Who are these systems games for?

Again, touching on some of the earlier ideas: Graeber wrote about the appeal of games and play in Utopia of Rules, talking about how these are constructed rules that people can walk away from whenever they want. I think this might actually be a really effective way to frame the difference between algorithmic systems as they’re felt by vulnerable groups versus how they’re felt by people with power. I think this shines a light on the disparate experiences of these systems on people, and how people struggle with those decisions.

For people with power that they can draw on (or return to), the rules and algorithmic decisions of any single place or system don’t really matter that much. But for someone whose life and voice and power are so strongly mediated by this one platform, suspension isn’t a game; it’s a serious threat. People who don’t invest in their identities on Twitter and create new sockpuppet accounts on a whim don’t care about the rules or about the arbitrariness of Twitter’s appeals policy.

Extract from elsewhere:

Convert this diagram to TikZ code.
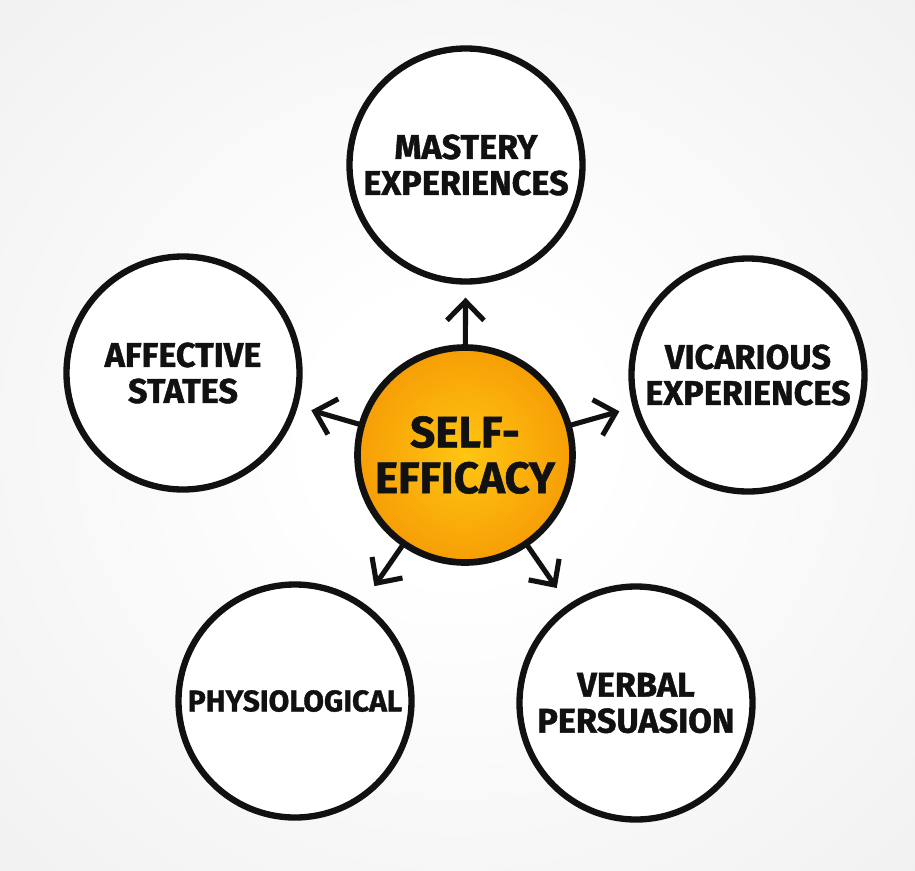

I think this ties into a bunch of the questions I just outlined, but I hope that this conveys it more as a way to arrive at a generalizable theory than as a series of ethnographic accounts or vignettes.


Anyway, that’s where my head’s been at recently; a lot of these are very generally in the same kind of space, asking how this kind of framing changes what kinds of questions we’re asking, and how. I’m thinking about how i would pursue a few of these thoughts, but for now I’m thinking about the paper as it exists and as it tries to express the framing, rather than all the new ways I could think about how algorithmic systems manifest and express values and legibility.